# START OF Information shown

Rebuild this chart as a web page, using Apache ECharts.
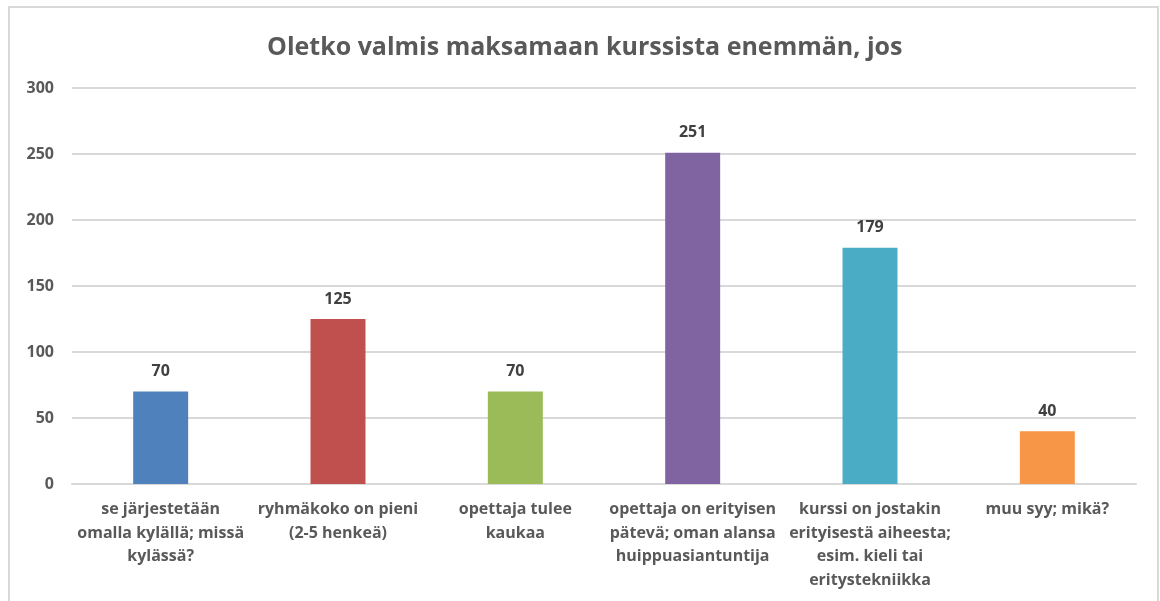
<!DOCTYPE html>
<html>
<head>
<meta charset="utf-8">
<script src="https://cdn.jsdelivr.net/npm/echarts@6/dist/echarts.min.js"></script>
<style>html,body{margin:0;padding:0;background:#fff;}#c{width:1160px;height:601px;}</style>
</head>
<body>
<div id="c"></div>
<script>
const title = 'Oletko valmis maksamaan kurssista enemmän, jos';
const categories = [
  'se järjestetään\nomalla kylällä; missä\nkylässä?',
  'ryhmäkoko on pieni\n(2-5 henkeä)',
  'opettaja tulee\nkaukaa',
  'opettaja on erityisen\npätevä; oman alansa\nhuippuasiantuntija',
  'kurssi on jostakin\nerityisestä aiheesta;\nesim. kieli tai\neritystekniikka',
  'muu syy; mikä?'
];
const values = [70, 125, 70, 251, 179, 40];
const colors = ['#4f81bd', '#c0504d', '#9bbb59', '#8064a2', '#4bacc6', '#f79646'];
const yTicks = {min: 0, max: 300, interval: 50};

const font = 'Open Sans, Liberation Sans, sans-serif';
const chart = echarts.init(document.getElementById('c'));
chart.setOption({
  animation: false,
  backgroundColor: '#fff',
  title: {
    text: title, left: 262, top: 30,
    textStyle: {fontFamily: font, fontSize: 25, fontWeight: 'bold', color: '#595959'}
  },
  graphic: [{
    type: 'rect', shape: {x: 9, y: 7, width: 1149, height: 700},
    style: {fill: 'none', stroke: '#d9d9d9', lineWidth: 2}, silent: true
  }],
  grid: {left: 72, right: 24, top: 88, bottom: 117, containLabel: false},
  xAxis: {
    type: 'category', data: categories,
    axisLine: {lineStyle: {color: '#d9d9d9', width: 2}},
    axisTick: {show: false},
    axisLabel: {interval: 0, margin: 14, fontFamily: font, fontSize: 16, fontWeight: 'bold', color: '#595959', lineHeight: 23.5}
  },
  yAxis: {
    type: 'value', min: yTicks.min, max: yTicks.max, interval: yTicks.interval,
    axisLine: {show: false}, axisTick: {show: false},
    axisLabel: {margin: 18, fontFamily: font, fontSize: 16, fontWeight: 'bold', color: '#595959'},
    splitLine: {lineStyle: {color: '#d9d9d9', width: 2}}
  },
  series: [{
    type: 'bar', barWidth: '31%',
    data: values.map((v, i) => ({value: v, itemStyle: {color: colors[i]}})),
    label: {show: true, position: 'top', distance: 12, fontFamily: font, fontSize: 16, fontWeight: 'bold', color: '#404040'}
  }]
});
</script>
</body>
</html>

# END OF Information shown

- Given instruction:
Each line above is to be copied verbatim. Drop any image from the copy.

- Full solution:
Rebuild this chart as a web page, using Apache ECharts.
<!DOCTYPE html>
<html>
<head>
<meta charset="utf-8">
<script src="https://cdn.jsdelivr.net/npm/echarts@6/dist/echarts.min.js"></script>
<style>html,body{margin:0;padding:0;background:#fff;}#c{width:1160px;height:601px;}</style>
</head>
<body>
<div id="c"></div>
<script>
const title = 'Oletko valmis maksamaan kurssista enemmän, jos';
const categories = [
  'se järjestetään\nomalla kylällä; missä\nkylässä?',
  'ryhmäkoko on pieni\n(2-5 henkeä)',
  'opettaja tulee\nkaukaa',
  'opettaja on erityisen\npätevä; oman alansa\nhuippuasiantuntija',
  'kurssi on jostakin\nerityisestä aiheesta;\nesim. kieli tai\neritystekniikka',
  'muu syy; mikä?'
];
const values = [70, 125, 70, 251, 179, 40];
const colors = ['#4f81bd', '#c0504d', '#9bbb59', '#8064a2', '#4bacc6', '#f79646'];
const yTicks = {min: 0, max: 300, interval: 50};

const font = 'Open Sans, Liberation Sans, sans-serif';
const chart = echarts.init(document.getElementById('c'));
chart.setOption({
  animation: false,
  backgroundColor: '#fff',
  title: {
    text: title, left: 262, top: 30,
    textStyle: {fontFamily: font, fontSize: 25, fontWeight: 'bold', color: '#595959'}
  },
  graphic: [{
    type: 'rect', shape: {x: 9, y: 7, width: 1149, height: 700},
    style: {fill: 'none', stroke: '#d9d9d9', lineWidth: 2}, silent: true
  }],
  grid: {left: 72, right: 24, top: 88, bottom: 117, containLabel: false},
  xAxis: {
    type: 'category', data: categories,
    axisLine: {lineStyle: {color: '#d9d9d9', width: 2}},
    axisTick: {show: false},
    axisLabel: {interval: 0, margin: 14, fontFamily: font, fontSize: 16, fontWeight: 'bold', color: '#595959', lineHeight: 23.5}
  },
  yAxis: {
    type: 'value', min: yTicks.min, max: yTicks.max, interval: yTicks.interval,
    axisLine: {show: false}, axisTick: {show: false},
    axisLabel: {margin: 18, fontFamily: font, fontSize: 16, fontWeight: 'bold', color: '#595959'},
    splitLine: {lineStyle: {color: '#d9d9d9', width: 2}}
  },
  series: [{
    type: 'bar', barWidth: '31%',
    data: values.map((v, i) => ({value: v, itemStyle: {color: colors[i]}})),
    label: {show: true, position: 'top', distance: 12, fontFamily: font, fontSize: 16, fontWeight: 'bold', color: '#404040'}
  }]
});
</script>
</body>
</html>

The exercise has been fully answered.